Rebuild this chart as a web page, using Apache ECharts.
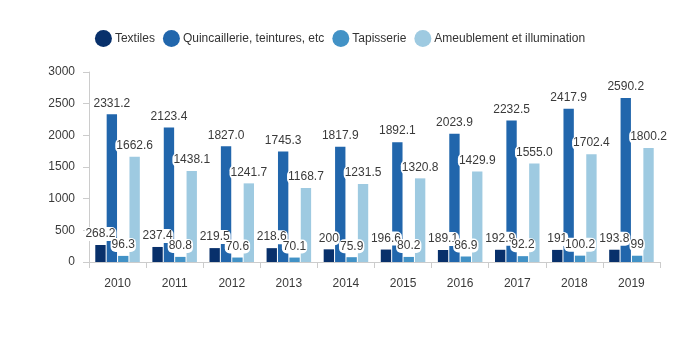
<!DOCTYPE html>
<html>
<head>
<meta charset="utf-8">
<script src="https://cdn.jsdelivr.net/npm/echarts@6/dist/echarts.min.js"></script>
<style>
  html, body { margin: 0; padding: 0; background: #fff; }
  #chart { width: 680px; height: 340px; }
</style>
</head>
<body>
<div id="chart"></div>
<script>
// Years on the category axis
const years = ['2010', '2011', '2012', '2013', '2014', '2015', '2016', '2017', '2018', '2019'];

// Series values (kept as written so labels show them verbatim)
const textiles = ['268.2', '237.4', '219.5', '218.6', '200', '196.6', '189.1', '192.9', '191', '193.8'];
const quincaillerie = ['2331.2', '2123.4', '1827.0', '1745.3', '1817.9', '1892.1', '2023.9', '2232.5', '2417.9', '2590.2'];
const tapisserie = ['96.3', '80.8', '70.6', '70.1', '75.9', '80.2', '86.9', '92.2', '100.2', '99'];
const ameublement = ['1662.6', '1438.1', '1241.7', '1168.7', '1231.5', '1320.8', '1429.9', '1555.0', '1702.4', '1800.2'];

const seriesNames = ['Textiles', 'Quincaillerie, teintures, etc', 'Tapisserie', 'Ameublement et illumination'];
const seriesColors = ['#08306b', '#2166ac', '#4292c6', '#9ecae1'];
const seriesValues = [textiles, quincaillerie, tapisserie, ameublement];

const chart = echarts.init(document.getElementById('chart'), null, { renderer: 'canvas' });

const series = seriesNames.map((name, i) => ({
  name: name,
  type: 'bar',
  barCategoryGap: '22%',
  barGap: '10%',
  itemStyle: { color: seriesColors[i] },
  data: seriesValues[i].map(Number),
  label: {
    show: true,
    position: 'top',
    distance: 4,
    fontSize: 12,
    color: '#3a3a3a',
    backgroundColor: '#fff',
    borderRadius: 5,
    padding: [1, 1],
    formatter: p => seriesValues[i][p.dataIndex]
  }
}));

chart.setOption({
  animation: false,
  textStyle: { fontFamily: 'Liberation Sans, Arial, sans-serif' },
  legend: {
    top: 25,
    left: 'center',
    icon: 'circle',
    itemWidth: 17,
    itemHeight: 17,
    itemGap: 8,
    textStyle: { fontSize: 12, color: '#333', padding: [0, 0, 0, -2] },
    data: seriesNames
  },
  grid: { left: 89, right: 20, top: 72, bottom: 78, containLabel: false },
  xAxis: {
    type: 'category',
    data: years,
    axisLine: { lineStyle: { color: '#ccc' } },
    axisTick: { show: true, length: 6, lineStyle: { color: '#ccc' } },
    axisLabel: { color: '#3a3a3a', fontSize: 12, margin: 16 }
  },
  yAxis: {
    type: 'value',
    min: 0,
    max: 3000,
    interval: 500,
    splitLine: { show: false },
    axisLine: { show: true, lineStyle: { color: '#ccc' } },
    axisTick: { show: true, length: 6, lineStyle: { color: '#ccc' } },
    axisLabel: { color: '#3a3a3a', fontSize: 12, margin: 14, formatter: v => String(v) }
  },
  series: series
});
</script>
</body>
</html>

## EXERCISE REQUIREMENTS
Write out the material above again, word for word, minus its pictures.

## REPLY
Rebuild this chart as a web page, using Apache ECharts.
<!DOCTYPE html>
<html>
<head>
<meta charset="utf-8">
<script src="https://cdn.jsdelivr.net/npm/echarts@6/dist/echarts.min.js"></script>
<style>
  html, body { margin: 0; padding: 0; background: #fff; }
  #chart { width: 680px; height: 340px; }
</style>
</head>
<body>
<div id="chart"></div>
<script>
// Years on the category axis
const years = ['2010', '2011', '2012', '2013', '2014', '2015', '2016', '2017', '2018', '2019'];

// Series values (kept as written so labels show them verbatim)
const textiles = ['268.2', '237.4', '219.5', '218.6', '200', '196.6', '189.1', '192.9', '191', '193.8'];
const quincaillerie = ['2331.2', '2123.4', '1827.0', '1745.3', '1817.9', '1892.1', '2023.9', '2232.5', '2417.9', '2590.2'];
const tapisserie = ['96.3', '80.8', '70.6', '70.1', '75.9', '80.2', '86.9', '92.2', '100.2', '99'];
const ameublement = ['1662.6', '1438.1', '1241.7', '1168.7', '1231.5', '1320.8', '1429.9', '1555.0', '1702.4', '1800.2'];

const seriesNames = ['Textiles', 'Quincaillerie, teintures, etc', 'Tapisserie', 'Ameublement et illumination'];
const seriesColors = ['#08306b', '#2166ac', '#4292c6', '#9ecae1'];
const seriesValues = [textiles, quincaillerie, tapisserie, ameublement];

const chart = echarts.init(document.getElementById('chart'), null, { renderer: 'canvas' });

const series = seriesNames.map((name, i) => ({
  name: name,
  type: 'bar',
  barCategoryGap: '22%',
  barGap: '10%',
  itemStyle: { color: seriesColors[i] },
  data: seriesValues[i].map(Number),
  label: {
    show: true,
    position: 'top',
    distance: 4,
    fontSize: 12,
    color: '#3a3a3a',
    backgroundColor: '#fff',
    borderRadius: 5,
    padding: [1, 1],
    formatter: p => seriesValues[i][p.dataIndex]
  }
}));

chart.setOption({
  animation: false,
  textStyle: { fontFamily: 'Liberation Sans, Arial, sans-serif' },
  legend: {
    top: 25,
    left: 'center',
    icon: 'circle',
    itemWidth: 17,
    itemHeight: 17,
    itemGap: 8,
    textStyle: { fontSize: 12, color: '#333', padding: [0, 0, 0, -2] },
    data: seriesNames
  },
  grid: { left: 89, right: 20, top: 72, bottom: 78, containLabel: false },
  xAxis: {
    type: 'category',
    data: years,
    axisLine: { lineStyle: { color: '#ccc' } },
    axisTick: { show: true, length: 6, lineStyle: { color: '#ccc' } },
    axisLabel: { color: '#3a3a3a', fontSize: 12, margin: 16 }
  },
  yAxis: {
    type: 'value',
    min: 0,
    max: 3000,
    interval: 500,
    splitLine: { show: false },
    axisLine: { show: true, lineStyle: { color: '#ccc' } },
    axisTick: { show: true, length: 6, lineStyle: { color: '#ccc' } },
    axisLabel: { color: '#3a3a3a', fontSize: 12, margin: 14, formatter: v => String(v) }
  },
  series: series
});
</script>
</body>
</html>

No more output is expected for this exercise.